» Input material
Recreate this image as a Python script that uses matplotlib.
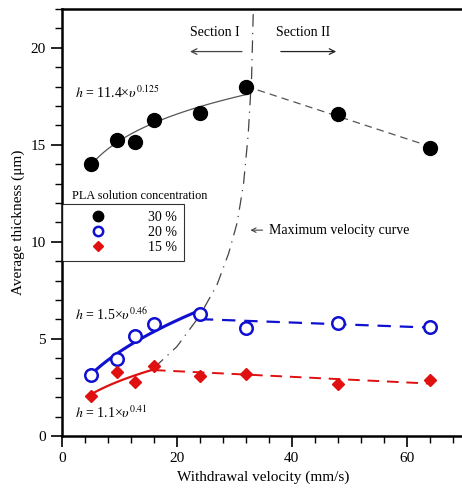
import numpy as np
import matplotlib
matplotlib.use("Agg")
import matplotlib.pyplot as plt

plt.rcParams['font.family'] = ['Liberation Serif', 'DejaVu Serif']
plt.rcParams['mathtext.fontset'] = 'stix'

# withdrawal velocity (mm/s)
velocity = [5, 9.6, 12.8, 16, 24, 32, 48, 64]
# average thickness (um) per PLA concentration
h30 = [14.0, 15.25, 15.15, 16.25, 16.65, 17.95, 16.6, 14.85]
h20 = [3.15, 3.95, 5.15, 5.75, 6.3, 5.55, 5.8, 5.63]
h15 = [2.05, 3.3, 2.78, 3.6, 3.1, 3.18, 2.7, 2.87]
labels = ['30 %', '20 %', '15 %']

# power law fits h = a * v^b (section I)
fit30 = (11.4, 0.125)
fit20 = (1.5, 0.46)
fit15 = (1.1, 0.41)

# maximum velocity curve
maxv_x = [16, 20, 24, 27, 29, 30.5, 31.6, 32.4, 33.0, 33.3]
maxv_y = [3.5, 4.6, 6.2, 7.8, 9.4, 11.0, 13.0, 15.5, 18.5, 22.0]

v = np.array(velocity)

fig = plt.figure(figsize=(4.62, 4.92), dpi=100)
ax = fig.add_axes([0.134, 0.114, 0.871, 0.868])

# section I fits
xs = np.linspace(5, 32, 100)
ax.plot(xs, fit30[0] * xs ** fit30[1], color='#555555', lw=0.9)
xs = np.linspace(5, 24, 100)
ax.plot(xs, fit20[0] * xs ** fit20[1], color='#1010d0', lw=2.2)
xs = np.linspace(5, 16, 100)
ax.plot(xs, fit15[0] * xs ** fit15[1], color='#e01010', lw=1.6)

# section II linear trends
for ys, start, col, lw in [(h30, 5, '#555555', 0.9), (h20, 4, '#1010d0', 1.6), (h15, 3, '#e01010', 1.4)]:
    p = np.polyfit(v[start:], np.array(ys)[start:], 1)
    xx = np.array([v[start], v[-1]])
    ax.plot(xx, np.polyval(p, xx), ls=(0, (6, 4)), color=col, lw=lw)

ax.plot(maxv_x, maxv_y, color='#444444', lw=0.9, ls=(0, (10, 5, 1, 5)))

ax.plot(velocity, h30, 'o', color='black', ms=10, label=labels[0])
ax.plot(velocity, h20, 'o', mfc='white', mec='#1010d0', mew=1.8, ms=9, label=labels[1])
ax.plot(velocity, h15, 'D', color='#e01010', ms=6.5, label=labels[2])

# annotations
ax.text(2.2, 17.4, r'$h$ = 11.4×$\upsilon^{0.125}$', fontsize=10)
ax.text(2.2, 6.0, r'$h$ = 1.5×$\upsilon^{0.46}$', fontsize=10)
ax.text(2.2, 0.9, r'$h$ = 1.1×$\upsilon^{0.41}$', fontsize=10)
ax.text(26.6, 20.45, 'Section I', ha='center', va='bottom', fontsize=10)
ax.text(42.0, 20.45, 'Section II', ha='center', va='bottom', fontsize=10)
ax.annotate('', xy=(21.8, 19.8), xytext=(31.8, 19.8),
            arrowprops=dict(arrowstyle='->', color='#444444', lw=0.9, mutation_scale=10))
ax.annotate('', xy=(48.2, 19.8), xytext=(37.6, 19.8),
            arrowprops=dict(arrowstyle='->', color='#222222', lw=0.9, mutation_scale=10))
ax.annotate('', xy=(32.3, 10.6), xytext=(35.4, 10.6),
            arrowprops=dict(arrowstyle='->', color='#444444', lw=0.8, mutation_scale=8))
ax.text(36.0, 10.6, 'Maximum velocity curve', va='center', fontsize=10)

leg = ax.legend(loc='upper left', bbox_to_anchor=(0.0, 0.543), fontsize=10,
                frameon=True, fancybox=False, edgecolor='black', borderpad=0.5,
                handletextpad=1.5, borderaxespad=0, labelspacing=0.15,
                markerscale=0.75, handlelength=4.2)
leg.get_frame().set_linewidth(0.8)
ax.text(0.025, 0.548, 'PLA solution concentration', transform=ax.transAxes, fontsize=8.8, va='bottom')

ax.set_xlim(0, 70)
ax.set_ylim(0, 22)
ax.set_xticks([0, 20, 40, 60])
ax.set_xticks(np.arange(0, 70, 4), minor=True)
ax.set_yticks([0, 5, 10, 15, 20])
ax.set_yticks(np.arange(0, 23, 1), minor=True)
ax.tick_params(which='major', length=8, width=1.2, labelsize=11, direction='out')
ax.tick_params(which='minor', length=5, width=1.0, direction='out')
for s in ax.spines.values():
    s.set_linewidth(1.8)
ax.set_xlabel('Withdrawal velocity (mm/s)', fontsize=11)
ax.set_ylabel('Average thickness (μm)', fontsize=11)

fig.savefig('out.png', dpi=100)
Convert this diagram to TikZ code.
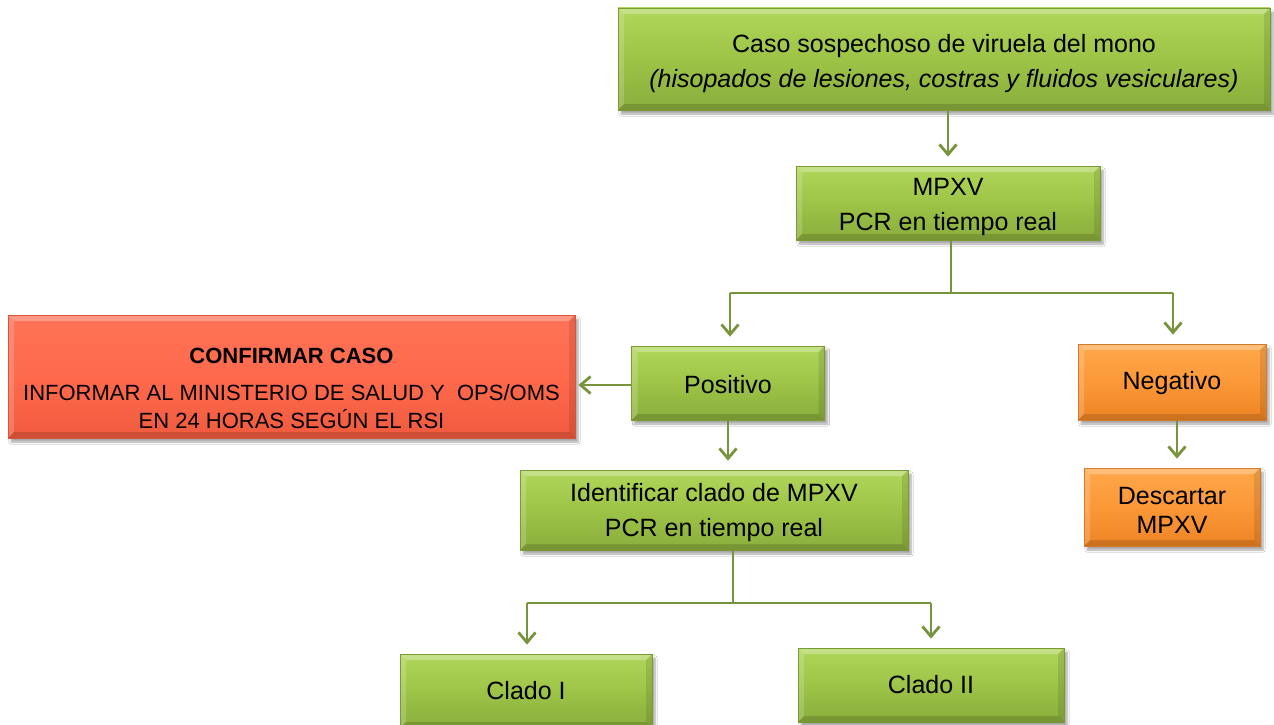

» Instructions to follow
Repeat the records above exactly, from the first line through the line that contains "labels = ['30 %', '20 %', '15 %']", and leave out the pictures.

» The output
Recreate this image as a Python script that uses matplotlib.
import numpy as np
import matplotlib
matplotlib.use("Agg")
import matplotlib.pyplot as plt

plt.rcParams['font.family'] = ['Liberation Serif', 'DejaVu Serif']
plt.rcParams['mathtext.fontset'] = 'stix'

# withdrawal velocity (mm/s)
velocity = [5, 9.6, 12.8, 16, 24, 32, 48, 64]
# average thickness (um) per PLA concentration
h30 = [14.0, 15.25, 15.15, 16.25, 16.65, 17.95, 16.6, 14.85]
h20 = [3.15, 3.95, 5.15, 5.75, 6.3, 5.55, 5.8, 5.63]
h15 = [2.05, 3.3, 2.78, 3.6, 3.1, 3.18, 2.7, 2.87]
labels = ['30 %', '20 %', '15 %']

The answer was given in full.